Our main idea for the project is to implement user text/speech recognition to control the character. We plan to move the agent depending on the user’s command. Our current list of actions ranges from basic commands (walk, jump, crouch, turn) to more complicated ones (find animals/objects, feed/kill them, etc.). In a real time example, typing ‘find the pig’ will command the agent, Steve, to find the closest pig in the spawned world. We can further command Steve to ‘feed the pig’ or ‘kill the pig’. These commands will be implemented to work for all animals/creatures. Furthermore, we implemented the agent to understand compound sentences, allowing Steve to perform more than one action at a time.
Our approach to understanding human text relies on NLP, natural language processing. Before getting started, we research various NLP algorithms in order to understand how NLP really worked. We found the best method to be splitting the user command into a list of tuples. Each tuple would be a pair of the word and that word’s part of speech.
Using NLTK, Natural Language Toolkit, we were able to easily split the user’s commands into the list of tuples, as previously mentioned. A few examples of how we are parsing the user command are shown below:
**Sentence:** I want you to walk
**NLTK:** [('I', 'PRP'), ('want', 'VBP'), ('you', 'PRP'), ('to', 'TO'), ('walk', 'VB')]
**Sentence:** I want you to kill 10 skeletons and find one wolf
**NLTK:** [('I', 'PRP'), ('want', 'VBP'), ('you', 'PRP'), ('to', 'TO'), ('kill', 'VB'), ('10', 'CD'), ('skeletons', 'NNS'), ('and', 'CC'), ('find', 'VB'), ('one', 'CD'), ('wolf', 'NN')]
**Sentence:** I want you to kill a pig and find a cow
**NLTK:** [('I', 'PRP'), ('want', 'VBP'), ('you', 'PRP'), ('to', 'TO'), ('kill', 'VB'), ('a', 'DT'), ('pig', 'NN'), ('and', 'CC'), ('find', 'VB'), ('a', 'DT'), ('cow', 'NN')]
Using NLTK to tokenize our output into tuples of (word, part of speech), we will create commands based on the part of speech and pass parameters based on the word. Our code also takes numbers into consideration and we will run the command as many times as the user commands.
The first evaluation method is based on quantity. For example, providing a user input as a list of different actions with varying quantities, and we will check how many times that AI can perform the actions/operations in the correct quantity. For example, one of the commands from the user input is “walk 10 and turn 20 and crouch 5 then jump 40.” We will evaluate if these actions were performed the desired amount of times.
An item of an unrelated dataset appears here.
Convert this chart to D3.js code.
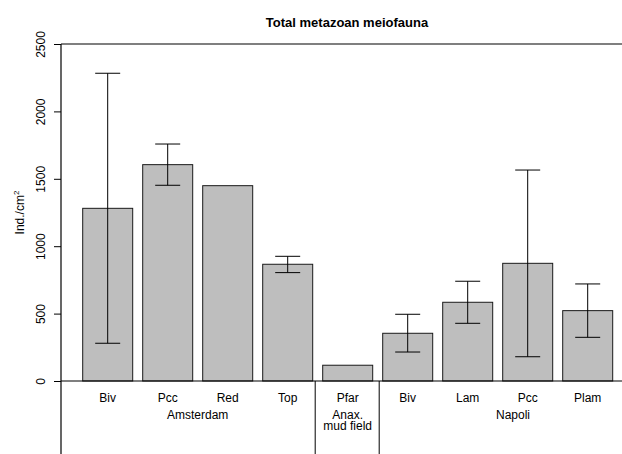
<!DOCTYPE html>
<html>
<head>
<meta charset="utf-8">
<script src="https://cdn.jsdelivr.net/npm/d3@7"></script>
<style>
  html, body { margin: 0; padding: 0; background: #fff; }
  svg { display: block; }
  text { font-family: "Liberation Sans", Arial, Helvetica, sans-serif; fill: #000; }
</style>
</head>
<body>
<div id="chart"></div>
<script>
// Sampling sites and the habitat group each belongs to
const sites  = ["Biv", "Pcc", "Red", "Top", "Pfar", "Biv", "Lam", "Pcc", "Plam"];
const groups = ["Amsterdam", "Amsterdam", "Amsterdam", "Amsterdam", "Anax.", "Napoli", "Napoli", "Napoli", "Napoli"];
const groupNames = ["Amsterdam", "Anax.\nmud field", "Napoli"];
// Mean density (ind./cm²) and error bar limits; null = no error bar
const means = [1281, 1605, 1449, 866, 117, 354, 584, 873, 522];
const upper = [2283, 1758, null, 925, null, 495, 740, 1565, 720];
const lower = [280, 1452, null, 804, null, 215, 428, 180, 324];
const yTicks = [0, 500, 1000, 1500, 2000, 2500];

const W = 622, H = 454;
const plotLeft = 61, plotTop = 44, plotBase = 381;

const svg = d3.select("#chart").append("svg")
  .attr("width", W).attr("height", H);

const y = d3.scaleLinear().domain([0, 2500]).range([plotBase, plotTop]);
const x = d3.scaleBand()
  .domain(d3.range(sites.length))
  .range([77.7, 617.7])
  .paddingInner(1 / 6)
  .paddingOuter(1 / 12);

// Title
svg.append("text")
  .attr("x", 347).attr("y", 26.5)
  .attr("text-anchor", "middle")
  .style("font-size", "13px").style("font-weight", "bold")
  .text("Total metazoan meiofauna");

// Bars
svg.append("g").selectAll("rect")
  .data(means)
  .join("rect")
  .attr("x", (d, i) => x(i))
  .attr("y", d => y(d))
  .attr("width", x.bandwidth())
  .attr("height", d => y(0) - y(d))
  .attr("fill", "#bebebe")
  .attr("stroke", "#1a1a1a")
  .attr("stroke-width", 1);

// Error bars
const cap = x.bandwidth() / 4;
const eb = svg.append("g").attr("stroke", "#000").attr("stroke-width", 1);
means.forEach((m, i) => {
  if (upper[i] == null) return;
  const cx = x(i) + x.bandwidth() / 2;
  eb.append("line").attr("x1", cx).attr("x2", cx).attr("y1", y(upper[i])).attr("y2", y(lower[i]));
  eb.append("line").attr("x1", cx - cap).attr("x2", cx + cap).attr("y1", y(upper[i])).attr("y2", y(upper[i]));
  eb.append("line").attr("x1", cx - cap).attr("x2", cx + cap).attr("y1", y(lower[i])).attr("y2", y(lower[i]));
});

// Y axis
const yAxis = d3.axisLeft(y).tickValues(yTicks).tickSize(7).tickSizeOuter(0).tickFormat(d3.format("d"));
const ya = svg.append("g").attr("transform", `translate(${plotLeft},0)`).call(yAxis);
ya.select(".domain").remove();
ya.selectAll(".tick line").attr("stroke", "#000");
ya.selectAll(".tick text")
  .style("font-size", "12px")
  .attr("x", null).attr("dy", null)
  .attr("text-anchor", "middle")
  .attr("transform", "translate(-16,0) rotate(-90)")
  .attr("y", 0);

// Frame lines: left axis, top line, baseline
const frame = svg.append("g").attr("stroke", "#000").attr("stroke-width", 1.2).attr("fill", "none");
frame.append("line").attr("x1", plotLeft).attr("x2", plotLeft).attr("y1", plotTop).attr("y2", H);
frame.append("line").attr("x1", plotLeft).attr("x2", W).attr("y1", plotTop).attr("y2", plotTop);
frame.append("line").attr("x1", plotLeft).attr("x2", W).attr("y1", plotBase).attr("y2", plotBase);

// Group separators below the baseline
const seps = [x(4) - 7.5, x(5) - 3.5];
svg.append("g").attr("stroke", "#000").attr("stroke-width", 1).selectAll("line")
  .data(seps).join("line")
  .attr("x1", d => d).attr("x2", d => d).attr("y1", plotBase).attr("y2", H);

// Y label
svg.append("text")
  .attr("transform", `translate(24,${(plotTop + plotBase) / 2}) rotate(-90)`)
  .attr("text-anchor", "middle")
  .style("font-size", "12px")
  .html('Ind./cm<tspan dy="-5" style="font-size:8px">2</tspan>');

// Site labels
svg.append("g").selectAll("text")
  .data(sites).join("text")
  .attr("x", (d, i) => x(i) + x.bandwidth() / 2)
  .attr("y", 401.5)
  .attr("text-anchor", "middle")
  .style("font-size", "12px")
  .text(d => d);

// Group labels, centred under their bars (Napoli label sits a little right)
const groupCentres = [
  d3.mean([0, 3], i => x(i) + x.bandwidth() / 2),
  x(4) + x.bandwidth() / 2,
  513
];
groupNames.forEach((g, k) => {
  const lines = g.split("\n");
  const t = svg.append("text")
    .attr("x", groupCentres[k])
    .attr("y", 419)
    .attr("text-anchor", "middle")
    .style("font-size", "12px");
  lines.forEach((ln, j) => {
    t.append("tspan").attr("x", groupCentres[k]).attr("dy", j === 0 ? 0 : 10.5).text(ln);
  });
});
</script>
</body>
</html>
Our second evaluation method is based on accuracy. For example, with the same list in the first method. Then we can check whether AI can perform the command, like “find five cows, kill nine pigs and find three cows, and finally jump.” Under the premise that the correct number of operations are executed in the quantitative evaluation, we then checked if all the operations were completed with good quality. For instance, if the AI is executing “kill nine cows”, we evaluate if all the cows are actually killed. If some cows were only attacked by AI and did not die, then this will be regarded as unqualified.
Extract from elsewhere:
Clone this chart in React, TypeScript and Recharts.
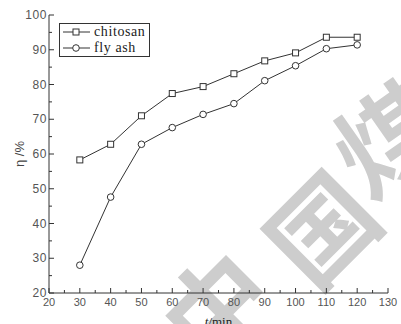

Right now, our AI can do all basic commands from user input, walk, jump, turn, crouch, attack. We have also implemented our agent to understand quantitative information, for example, walk 10 times and attack 3 times. The goal for the next 4-5 weeks is for the AI to accept complex commands in a compound format, for example, ‘find a pig and kill it’. Our plan is to incorporate the simple commands we already created and incorporate them in other functions in order to accomplish the complex commands.
One of our challenges is that the target will keep moving randomly when AI tries to find it. Furthermore, the target will escape or retaliate against the AI after the AI tries to attack them. We hope to address this challenge by making the AI understand when the job is finished. For example, with the command ‘kill a pig’, if the pig runs away after our agent attacks it once, the agent must understand that the job is not complete until the pig is dead. We will code a way to make sure the agent always stays within attacking range of the target.
The most crucial NLP library we use in writing the implementation is Natural Language Toolkit(nltk). By implementing nltk.word_tokenize, we are able to tokenize a string to split off punctuation other than periods. After tokenizing the user input, the nltk.pos_tag function attaches a part of speech tag to each word from the user input. These tags are crucial for the AI to comprehend the user’s intention.
The inflect library is also a very useful tool. The inflect.engine() allows the algorithm to switch between singular and plural expressions, which helps to standardize the user input.
Finally, the word2number library also plays a big role in the language processing section. Since the user input contains many quantitative data, the word2number library enables the free translation between string number words (eg. twenty-one) to numeric digits (21).